◆ Exercise task: Only the number is wanted: how many lines hold the word "with"?

◆ Data shown:
::::::::

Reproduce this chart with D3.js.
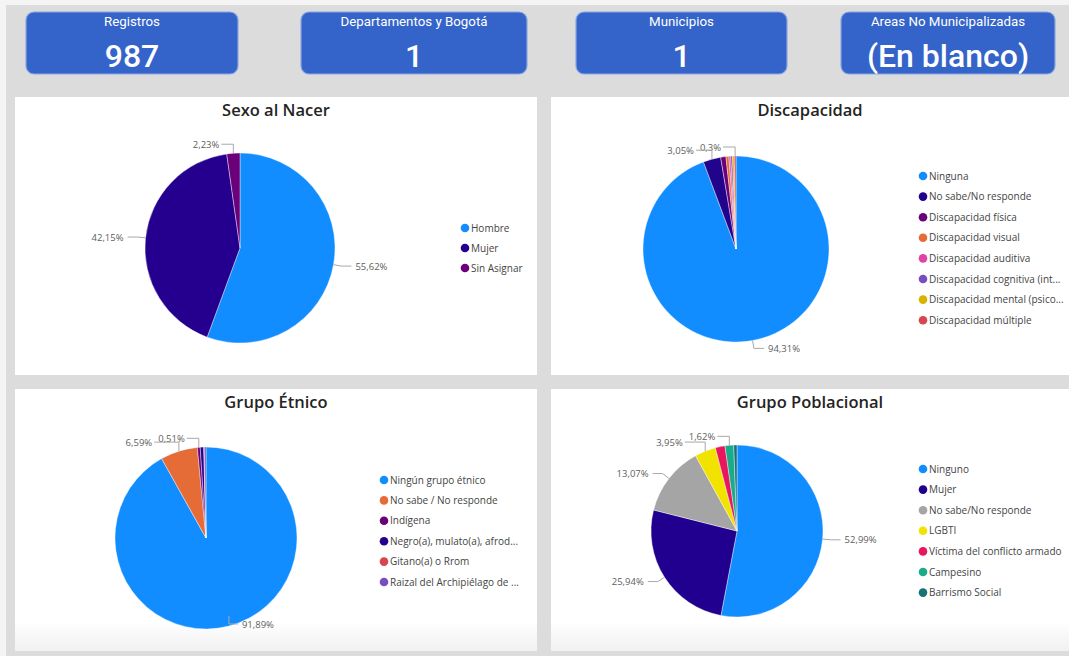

::::::::

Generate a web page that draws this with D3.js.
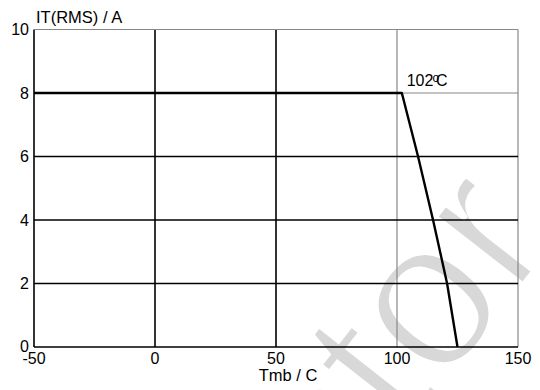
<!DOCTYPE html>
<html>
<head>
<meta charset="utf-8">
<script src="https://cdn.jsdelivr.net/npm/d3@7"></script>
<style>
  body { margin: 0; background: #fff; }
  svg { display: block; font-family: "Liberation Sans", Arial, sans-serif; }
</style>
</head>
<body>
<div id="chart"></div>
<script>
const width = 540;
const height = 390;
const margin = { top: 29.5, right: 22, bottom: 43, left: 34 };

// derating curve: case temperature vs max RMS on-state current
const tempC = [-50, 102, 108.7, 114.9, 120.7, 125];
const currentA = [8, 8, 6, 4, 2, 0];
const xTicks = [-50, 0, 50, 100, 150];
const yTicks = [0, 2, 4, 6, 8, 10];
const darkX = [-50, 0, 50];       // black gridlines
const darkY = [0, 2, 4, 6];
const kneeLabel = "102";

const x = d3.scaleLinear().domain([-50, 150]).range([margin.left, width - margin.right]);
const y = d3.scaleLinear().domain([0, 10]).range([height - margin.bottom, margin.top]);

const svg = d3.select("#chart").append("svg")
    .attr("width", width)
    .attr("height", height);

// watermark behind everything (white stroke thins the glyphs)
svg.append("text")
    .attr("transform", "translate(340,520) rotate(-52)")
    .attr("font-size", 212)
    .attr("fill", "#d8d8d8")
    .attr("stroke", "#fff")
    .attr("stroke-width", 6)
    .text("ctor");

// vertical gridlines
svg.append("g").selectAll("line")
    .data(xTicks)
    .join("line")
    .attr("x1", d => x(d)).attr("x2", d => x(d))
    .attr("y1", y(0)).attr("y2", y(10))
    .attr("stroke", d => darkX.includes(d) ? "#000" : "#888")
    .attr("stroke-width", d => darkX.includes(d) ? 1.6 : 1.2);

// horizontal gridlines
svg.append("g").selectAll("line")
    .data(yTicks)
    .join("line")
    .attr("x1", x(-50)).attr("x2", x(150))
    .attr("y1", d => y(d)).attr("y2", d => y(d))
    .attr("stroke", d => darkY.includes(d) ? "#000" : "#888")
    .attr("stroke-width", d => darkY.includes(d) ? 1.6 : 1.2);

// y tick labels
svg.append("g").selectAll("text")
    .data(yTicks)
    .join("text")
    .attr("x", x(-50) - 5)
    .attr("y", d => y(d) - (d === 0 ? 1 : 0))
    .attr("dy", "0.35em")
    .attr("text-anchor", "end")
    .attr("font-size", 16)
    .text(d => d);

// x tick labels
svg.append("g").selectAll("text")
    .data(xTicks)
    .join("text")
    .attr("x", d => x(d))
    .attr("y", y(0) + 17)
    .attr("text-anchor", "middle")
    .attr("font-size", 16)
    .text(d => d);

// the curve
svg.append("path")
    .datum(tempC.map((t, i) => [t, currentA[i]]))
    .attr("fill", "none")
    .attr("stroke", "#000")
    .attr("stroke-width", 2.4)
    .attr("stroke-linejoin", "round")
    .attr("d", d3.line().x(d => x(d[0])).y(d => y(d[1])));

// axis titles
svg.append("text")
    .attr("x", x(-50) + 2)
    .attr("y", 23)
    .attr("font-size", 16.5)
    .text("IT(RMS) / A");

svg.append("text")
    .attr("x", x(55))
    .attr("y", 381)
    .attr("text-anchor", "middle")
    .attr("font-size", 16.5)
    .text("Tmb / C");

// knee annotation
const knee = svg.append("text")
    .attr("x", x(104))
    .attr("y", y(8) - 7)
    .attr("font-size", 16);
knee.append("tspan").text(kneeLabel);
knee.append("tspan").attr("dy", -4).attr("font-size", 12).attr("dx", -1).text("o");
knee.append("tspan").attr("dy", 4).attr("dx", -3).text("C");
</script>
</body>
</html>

::::::::

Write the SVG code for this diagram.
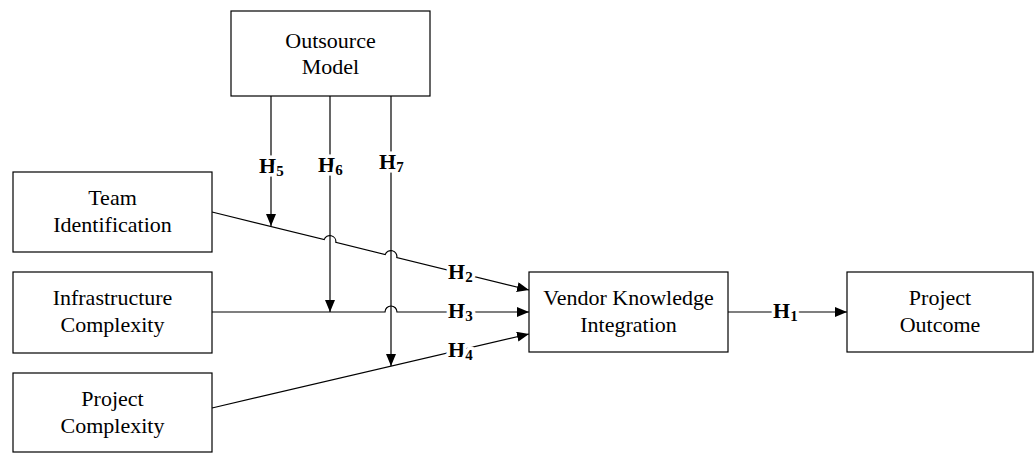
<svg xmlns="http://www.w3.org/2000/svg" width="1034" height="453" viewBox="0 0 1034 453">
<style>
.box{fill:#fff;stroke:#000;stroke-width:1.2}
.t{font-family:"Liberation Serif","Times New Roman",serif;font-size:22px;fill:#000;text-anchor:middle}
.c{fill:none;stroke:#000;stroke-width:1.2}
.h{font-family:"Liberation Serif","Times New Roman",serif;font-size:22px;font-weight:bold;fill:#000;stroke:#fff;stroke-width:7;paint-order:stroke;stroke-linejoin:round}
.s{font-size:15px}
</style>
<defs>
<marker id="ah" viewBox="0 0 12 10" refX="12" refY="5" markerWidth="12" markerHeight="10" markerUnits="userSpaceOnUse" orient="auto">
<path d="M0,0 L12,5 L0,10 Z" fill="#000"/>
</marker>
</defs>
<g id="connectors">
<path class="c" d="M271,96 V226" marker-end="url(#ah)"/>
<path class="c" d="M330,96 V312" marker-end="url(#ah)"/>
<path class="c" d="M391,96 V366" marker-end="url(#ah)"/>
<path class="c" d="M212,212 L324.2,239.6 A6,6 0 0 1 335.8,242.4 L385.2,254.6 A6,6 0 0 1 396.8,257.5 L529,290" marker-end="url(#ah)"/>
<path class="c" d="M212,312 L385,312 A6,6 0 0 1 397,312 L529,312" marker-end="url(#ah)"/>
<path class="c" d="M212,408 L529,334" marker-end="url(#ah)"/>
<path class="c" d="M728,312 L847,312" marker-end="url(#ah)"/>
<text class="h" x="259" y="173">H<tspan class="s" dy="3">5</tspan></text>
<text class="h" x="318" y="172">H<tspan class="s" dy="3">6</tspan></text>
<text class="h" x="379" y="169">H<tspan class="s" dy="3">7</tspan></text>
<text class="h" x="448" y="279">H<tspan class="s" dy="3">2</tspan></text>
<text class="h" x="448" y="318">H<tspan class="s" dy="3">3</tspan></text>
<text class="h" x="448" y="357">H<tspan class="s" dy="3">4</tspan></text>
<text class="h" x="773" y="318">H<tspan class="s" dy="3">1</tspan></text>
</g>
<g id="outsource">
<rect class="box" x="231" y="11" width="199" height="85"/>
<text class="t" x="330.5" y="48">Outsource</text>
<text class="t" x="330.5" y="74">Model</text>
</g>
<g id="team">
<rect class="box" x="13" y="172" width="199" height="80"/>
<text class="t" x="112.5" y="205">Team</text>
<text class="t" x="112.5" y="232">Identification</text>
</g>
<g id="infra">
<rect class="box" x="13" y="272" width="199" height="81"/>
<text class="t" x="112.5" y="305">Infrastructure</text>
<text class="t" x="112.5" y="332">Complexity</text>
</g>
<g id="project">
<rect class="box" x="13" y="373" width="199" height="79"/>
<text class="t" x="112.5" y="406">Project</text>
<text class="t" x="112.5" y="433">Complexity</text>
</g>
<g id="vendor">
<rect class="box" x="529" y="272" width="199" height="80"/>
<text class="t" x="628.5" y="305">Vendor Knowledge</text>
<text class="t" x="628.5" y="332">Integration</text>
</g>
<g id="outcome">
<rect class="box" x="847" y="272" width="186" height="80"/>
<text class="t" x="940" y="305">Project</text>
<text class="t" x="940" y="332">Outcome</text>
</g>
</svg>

::::::::

◆ Final result: 2